Dr. Peter Rupert, chair of the Department of Economics at the University of California, Santa Barbara, concluded our event with humor and hopeful economic signs: 1) 2017 may be a good year for the stock market; 2) according to the Real GDP, on average we get 2 percent richer every year; and 3) the Federal Open Market Community outlook for economic growth and inflation is optimistic.

Peter coined the word, “unequality," saying the world is full of it … housing values and growth are inconsistent across the country, but Utah’s growth rate is stable. In the financial sector, household liabilities are at post-recession levels and disposable income is high. Utah’s income and wages continue to be lower than the national average, but some counties have seen up to 130 percent growth. He said Utah employment has outpaced the U.S. average, with the highest rates in Provo/Orem. He noted that more communities are adopting a higher minimum wage; although good for low-income earners, this may result in increased firings due to higher employer expectations and fewer people being hired in the service industry.

Insights from Peter and our local business experts will be helpful in making budgeting decisions for your business and family, but they aren’t the only tools you can use for making smart choices. Real leaders don’t just stop there. I suggest that you ask more questions and admit that you don’t know the answers to everything (and that’s OK). You can often get the best results in planning and operating your business by surrounding yourself with good people and involving them in the decision-making process. It looks like 2017, with all its uncertainties and “unequalities," should turn out to be a good one for us all.
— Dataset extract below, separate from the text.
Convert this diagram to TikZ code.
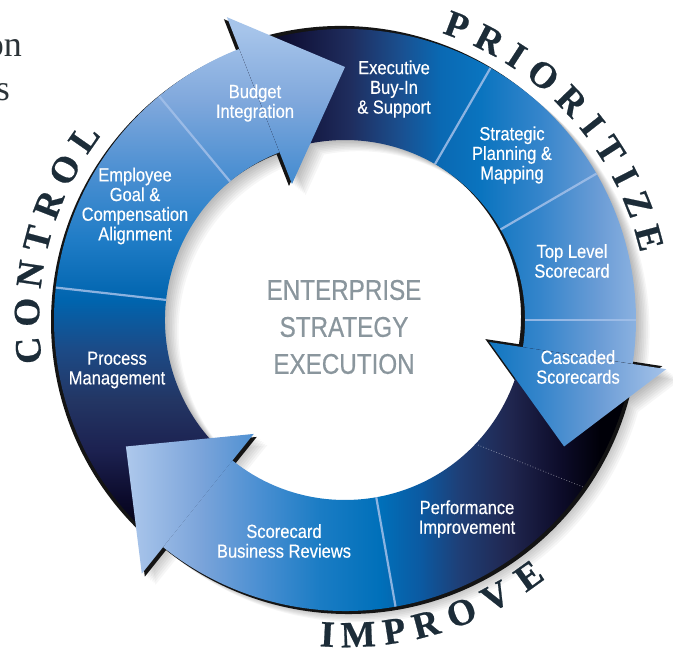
\documentclass[tikz,border=0pt]{standalone}
\usepackage{fontspec}
\setmainfont{Liberation Serif}
\newfontfamily\lblfont[FakeStretch=0.87,FakeBold=0.35]{Liberation Sans}
\newfontfamily\ctrfont[FakeStretch=0.85,FakeBold=0.5]{Liberation Sans}
\newfontfamily\bigfont[BoldFeatures={FakeBold=0.6}]{Liberation Serif}
% PRIORITIZE colours
\definecolor{pA}{HTML}{07061F}\definecolor{pB}{HTML}{12153D}\definecolor{pC}{HTML}{1F2D5E}
\definecolor{pD}{HTML}{1A4F8F}\definecolor{pE}{HTML}{0A69B3}\definecolor{pF}{HTML}{0A74BF}
\definecolor{pG}{HTML}{3585CB}\definecolor{pH}{HTML}{6C9DD6}\definecolor{pI}{HTML}{A4C2E9}
% CONTROL colours
\definecolor{cA}{HTML}{00000C}\definecolor{cB}{HTML}{0B0A2A}\definecolor{cC}{HTML}{1C2150}
\definecolor{cD}{HTML}{233664}\definecolor{cE}{HTML}{1C4A86}\definecolor{cF}{HTML}{0064AE}
\definecolor{cG}{HTML}{1F7CC6}\definecolor{cH}{HTML}{4D90D2}\definecolor{cI}{HTML}{80A8DC}
\definecolor{cJ}{HTML}{A6C4EA}
% IMPROVE colours
\definecolor{iA}{HTML}{ADC8EC}\definecolor{iB}{HTML}{7BA4DA}\definecolor{iC}{HTML}{4A8FD2}
\definecolor{iD}{HTML}{1A7CC4}\definecolor{iE}{HTML}{0070BA}\definecolor{iF}{HTML}{0B5AA2}
\definecolor{iG}{HTML}{1F3E75}\definecolor{iH}{HTML}{20264F}\definecolor{iI}{HTML}{0D0C2A}
\definecolor{iJ}{HTML}{000008}
\definecolor{sepc}{HTML}{A3C0E9}
\definecolor{bigc}{HTML}{1C2C38}
\definecolor{ctrc}{HTML}{8A969D}
\definecolor{pagec}{HTML}{2B3338}
\definecolor{rimc}{HTML}{141414}
\pgfdeclarehorizontalshading{prioSh}{100bp}{color(0bp)=(pA); color(44.3bp)=(pA); color(47.3bp)=(pB); color(51bp)=(pC); color(54.7bp)=(pD); color(57.7bp)=(pE); color(60.7bp)=(pF); color(65.1bp)=(pG); color(69.6bp)=(pH); color(74.4bp)=(pI); color(100bp)=(pI)}
\pgfdeclareverticalshading{ctrlSh}{100bp}{color(0bp)=(cA); color(33.3bp)=(cA); color(36.7bp)=(cB); color(40.5bp)=(cC); color(44.4bp)=(cD); color(48.2bp)=(cE); color(52bp)=(cF); color(56.6bp)=(cG); color(62bp)=(cH); color(67.3bp)=(cI); color(72.7bp)=(cJ); color(100bp)=(cJ)}
\pgfdeclarehorizontalshading{imprSh}{100bp}{color(0bp)=(iA); color(34.4bp)=(iA); color(39.9bp)=(iB); color(44.3bp)=(iC); color(48.8bp)=(iD); color(53.2bp)=(iE); color(56.2bp)=(iF); color(59.2bp)=(iG); color(62.9bp)=(iH); color(66.6bp)=(iI); color(69.6bp)=(iJ); color(100bp)=(iJ)}
% arrow shapes (relative to ring centre)
\def\bodyC{(231.3:180) -- (231.3:291) arc[start angle=231.3,end angle=111.3,radius=291] -- (111.3:180) arc[start angle=111.3,end angle=231.3,radius=180] -- cycle}
\def\headC{(111.3:325) -- (90:253) -- (111.3:146) -- cycle}
\def\bodyP{(111.3:180) -- (111.3:291) arc[start angle=111.3,end angle=-8.7,radius=291] -- (-8.7:180) arc[start angle=-8.7,end angle=111.3,radius=180] -- cycle}
\def\headP{(-8.7:325) -- (-30:253) -- (-8.7:146) -- cycle}
\def\bodyI{(-8.7:180) -- (-8.7:291) arc[start angle=-8.7,end angle=-128.7,radius=291] -- (-128.7:180) arc[start angle=-128.7,end angle=-8.7,radius=180] -- cycle}
\def\headI{(-128.7:325) -- (-150:253) -- (-128.7:146) -- cycle}
\def\canvas{(-345,-333) rectangle (328,320)}
\begin{document}
\begin{tikzpicture}[x=1pt,y=1pt,
  sep/.style={draw=sepc, line width=2.2pt, opacity=0.85},
  lbl/.style={text=white, font={\lblfont\fontsize{19}{19.7}\selectfont}, align=center, inner sep=0pt},
  bigl/.style={text=bigc, font={\bigfont\bfseries\fontsize{37}{37}\selectfont}, inner sep=0pt},
  ctr/.style={text=ctrc, font={\ctrfont\fontsize{28.5}{37}\selectfont}, align=center, inner sep=0pt},
  pagetext/.style={text=pagec, font={\fontsize{36}{36}\selectfont}, inner sep=0pt},
  rim/.style={fill=rimc},
  shadowstep/.style={fill=black, opacity=0.035}]
\useasboundingbox (0,0) rectangle (673,653);
\fill[white] (0,0) rectangle (673,653);
\node[pagetext, anchor=base east] (on) at (22,596) {on};
\node[pagetext, anchor=base east] (s) at (10,552) {s};
\begin{scope}[shift={(345,333)}]
  % soft drop shadow
  \foreach \k in {1,...,8}{
    \fill[shadowstep, shift={(1.7*\k,-1.4*\k)}] \bodyC \headC \bodyP \headP \bodyI \headI;
  }
  % dark rims
  \fill[rim, shift={(-3,-2)}] \bodyC \headC;
  \fill[rim, shift={(-4,3)}] \bodyP \headP;
  \fill[rim, shift={(3,-3)}] \bodyI \headI;
  % bodies
  \begin{scope}\clip \bodyC; \shade[shading=ctrlSh] \canvas; \end{scope}
  \begin{scope}\clip \bodyP; \shade[shading=prioSh] \canvas; \end{scope}
  \begin{scope}\clip \bodyI; \shade[shading=imprSh] \canvas; \end{scope}
  % separators
  \draw[sep] (129.7:180) -- (129.7:291);
  \draw[sep] (173.6:180) -- (173.6:291);
  \draw[sep] (60:180) -- (60:291);
  \draw[sep] (30.2:180) -- (30.2:291);
  \draw[sep] (0:180) -- (0:291);
  \draw[sep] (-80:180) -- (-80:291);
  \coordinate (d1) at (133,-125);
  \coordinate (d2) at (238,-167);
  \draw[white, opacity=0.45, line width=0.8pt, dotted] (d1) -- (d2);
  % heads
  \begin{scope}\clip \headC; \shade[shading=ctrlSh] \canvas; \end{scope}
  \begin{scope}\clip \headP; \shade[shading=prioSh] \canvas; \end{scope}
  \begin{scope}\clip \headI; \shade[shading=imprSh] \canvas; \end{scope}
  % labels
  \node[lbl] (budget) at (-90,217) {Budget\\Integration};
  \node[lbl] (employee) at (-210,114) {Employee\\Goal \&\\Compensation\\Alignment};
  \node[lbl] (process) at (-228,-50) {Process\\Management};
  \node[lbl] (exec) at (49,231) {Executive\\Buy-In\\\& Support};
  \node[lbl] (strat) at (167,165) {Strategic\\Planning \&\\Mapping};
  \node[lbl] (top) at (227,59) {Top Level\\Scorecard};
  \node[lbl] (casc) at (233,-47) {Cascaded\\Scorecards};
  \node[lbl] (perf) at (122,-199) {Performance\\Improvement};
  \node[lbl] (review) at (-61,-221) {Scorecard\\Business Reviews};
  \node[ctr] (centre) at (-1,-7) {ENTERPRISE\\STRATEGY\\EXECUTION};
  % ring words
  \foreach \a/\l [count=\i] in {69.2/P,62.7/R,57.0/I,51.0/O,44.0/R,38.2/I,32.7/T,27.1/I,21.6/Z,15.1/E}
    \node[bigl, rotate=\a-90] (pr\i) at (\a:315) {\l};
  \foreach \a/\l [count=\i] in {185.5/C,178.6/O,171.7/N,165.2/T,158.7/R,151.8/O,145.1/L}
    \node[bigl, rotate=\a-90] (co\i) at (\a:318) {\l};
  \foreach \a/\l [count=\i] in {-93.2/I,-87.6/M,-81.0/P,-75.1/R,-68.3/O,-61.4/V,-54.3/E}
    \node[bigl, rotate=\a+90] (im\i) at (\a:315) {\l};
\end{scope}
\end{tikzpicture}
\end{document}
Bank of Utah President Douglas L. DeFries is known for his involvement in the community, having served as chairman for the Ogden Weber Chamber of Commerce, chairman of the United Way of Northern Utah and chairman of The Utah Chapter of the American Institute of Banking. He has served as vice chair of the Utah Housing Corporation, and has served on the Institutional Review Board of IHC Urban North for many years. Doug was selected as a 2010 CFO of the Year by Utah Business magazine.